→ **Recorded information**:
* START *
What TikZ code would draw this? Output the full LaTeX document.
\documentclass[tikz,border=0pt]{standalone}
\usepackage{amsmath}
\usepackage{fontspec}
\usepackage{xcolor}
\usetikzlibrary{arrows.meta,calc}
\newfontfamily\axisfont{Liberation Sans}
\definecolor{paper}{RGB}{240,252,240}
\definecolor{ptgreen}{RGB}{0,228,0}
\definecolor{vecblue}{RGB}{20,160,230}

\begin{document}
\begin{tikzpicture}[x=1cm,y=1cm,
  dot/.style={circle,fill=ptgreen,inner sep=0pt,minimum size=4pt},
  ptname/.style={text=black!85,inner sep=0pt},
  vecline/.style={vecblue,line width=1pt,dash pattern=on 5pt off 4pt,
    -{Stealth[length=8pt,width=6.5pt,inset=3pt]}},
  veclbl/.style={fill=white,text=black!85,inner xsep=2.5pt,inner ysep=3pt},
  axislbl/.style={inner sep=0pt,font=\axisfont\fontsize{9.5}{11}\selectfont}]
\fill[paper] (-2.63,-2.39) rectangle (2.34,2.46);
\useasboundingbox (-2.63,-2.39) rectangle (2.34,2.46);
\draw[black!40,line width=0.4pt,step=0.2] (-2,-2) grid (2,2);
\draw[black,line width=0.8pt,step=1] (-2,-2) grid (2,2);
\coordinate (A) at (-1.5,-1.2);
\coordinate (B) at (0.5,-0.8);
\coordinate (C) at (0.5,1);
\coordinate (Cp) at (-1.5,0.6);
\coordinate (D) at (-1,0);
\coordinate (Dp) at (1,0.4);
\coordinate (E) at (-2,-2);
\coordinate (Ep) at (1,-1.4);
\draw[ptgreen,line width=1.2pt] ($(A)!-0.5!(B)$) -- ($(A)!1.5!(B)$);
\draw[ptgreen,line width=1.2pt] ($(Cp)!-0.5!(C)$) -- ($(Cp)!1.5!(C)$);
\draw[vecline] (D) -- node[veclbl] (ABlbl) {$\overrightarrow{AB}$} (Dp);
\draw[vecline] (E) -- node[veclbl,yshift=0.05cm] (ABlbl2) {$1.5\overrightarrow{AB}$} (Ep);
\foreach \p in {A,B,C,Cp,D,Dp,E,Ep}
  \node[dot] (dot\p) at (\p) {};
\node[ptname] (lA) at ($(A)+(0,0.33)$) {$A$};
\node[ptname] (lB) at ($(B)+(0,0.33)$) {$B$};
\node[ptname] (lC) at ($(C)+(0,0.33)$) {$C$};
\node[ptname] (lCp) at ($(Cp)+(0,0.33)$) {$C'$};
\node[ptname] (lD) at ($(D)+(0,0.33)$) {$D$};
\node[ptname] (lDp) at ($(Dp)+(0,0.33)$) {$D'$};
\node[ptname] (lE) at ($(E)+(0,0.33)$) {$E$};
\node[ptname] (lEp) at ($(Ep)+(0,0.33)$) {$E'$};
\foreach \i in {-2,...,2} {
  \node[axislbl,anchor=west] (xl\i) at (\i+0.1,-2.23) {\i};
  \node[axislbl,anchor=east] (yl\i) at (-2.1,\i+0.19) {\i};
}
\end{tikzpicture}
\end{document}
* END *
Retype the data in full and match it exactly.

What TikZ code would draw this? Output the full LaTeX document.
\documentclass[tikz,border=0pt]{standalone}
\usepackage{amsmath}
\usepackage{fontspec}
\usepackage{xcolor}
\usetikzlibrary{arrows.meta,calc}
\newfontfamily\axisfont{Liberation Sans}
\definecolor{paper}{RGB}{240,252,240}
\definecolor{ptgreen}{RGB}{0,228,0}
\definecolor{vecblue}{RGB}{20,160,230}

\begin{document}
\begin{tikzpicture}[x=1cm,y=1cm,
  dot/.style={circle,fill=ptgreen,inner sep=0pt,minimum size=4pt},
  ptname/.style={text=black!85,inner sep=0pt},
  vecline/.style={vecblue,line width=1pt,dash pattern=on 5pt off 4pt,
    -{Stealth[length=8pt,width=6.5pt,inset=3pt]}},
  veclbl/.style={fill=white,text=black!85,inner xsep=2.5pt,inner ysep=3pt},
  axislbl/.style={inner sep=0pt,font=\axisfont\fontsize{9.5}{11}\selectfont}]
\fill[paper] (-2.63,-2.39) rectangle (2.34,2.46);
\useasboundingbox (-2.63,-2.39) rectangle (2.34,2.46);
\draw[black!40,line width=0.4pt,step=0.2] (-2,-2) grid (2,2);
\draw[black,line width=0.8pt,step=1] (-2,-2) grid (2,2);
\coordinate (A) at (-1.5,-1.2);
\coordinate (B) at (0.5,-0.8);
\coordinate (C) at (0.5,1);
\coordinate (Cp) at (-1.5,0.6);
\coordinate (D) at (-1,0);
\coordinate (Dp) at (1,0.4);
\coordinate (E) at (-2,-2);
\coordinate (Ep) at (1,-1.4);
\draw[ptgreen,line width=1.2pt] ($(A)!-0.5!(B)$) -- ($(A)!1.5!(B)$);
\draw[ptgreen,line width=1.2pt] ($(Cp)!-0.5!(C)$) -- ($(Cp)!1.5!(C)$);
\draw[vecline] (D) -- node[veclbl] (ABlbl) {$\overrightarrow{AB}$} (Dp);
\draw[vecline] (E) -- node[veclbl,yshift=0.05cm] (ABlbl2) {$1.5\overrightarrow{AB}$} (Ep);
\foreach \p in {A,B,C,Cp,D,Dp,E,Ep}
  \node[dot] (dot\p) at (\p) {};
\node[ptname] (lA) at ($(A)+(0,0.33)$) {$A$};
\node[ptname] (lB) at ($(B)+(0,0.33)$) {$B$};
\node[ptname] (lC) at ($(C)+(0,0.33)$) {$C$};
\node[ptname] (lCp) at ($(Cp)+(0,0.33)$) {$C'$};
\node[ptname] (lD) at ($(D)+(0,0.33)$) {$D$};
\node[ptname] (lDp) at ($(Dp)+(0,0.33)$) {$D'$};
\node[ptname] (lE) at ($(E)+(0,0.33)$) {$E$};
\node[ptname] (lEp) at ($(Ep)+(0,0.33)$) {$E'$};
\foreach \i in {-2,...,2} {
  \node[axislbl,anchor=west] (xl\i) at (\i+0.1,-2.23) {\i};
  \node[axislbl,anchor=east] (yl\i) at (-2.1,\i+0.19) {\i};
}
\end{tikzpicture}
\end{document}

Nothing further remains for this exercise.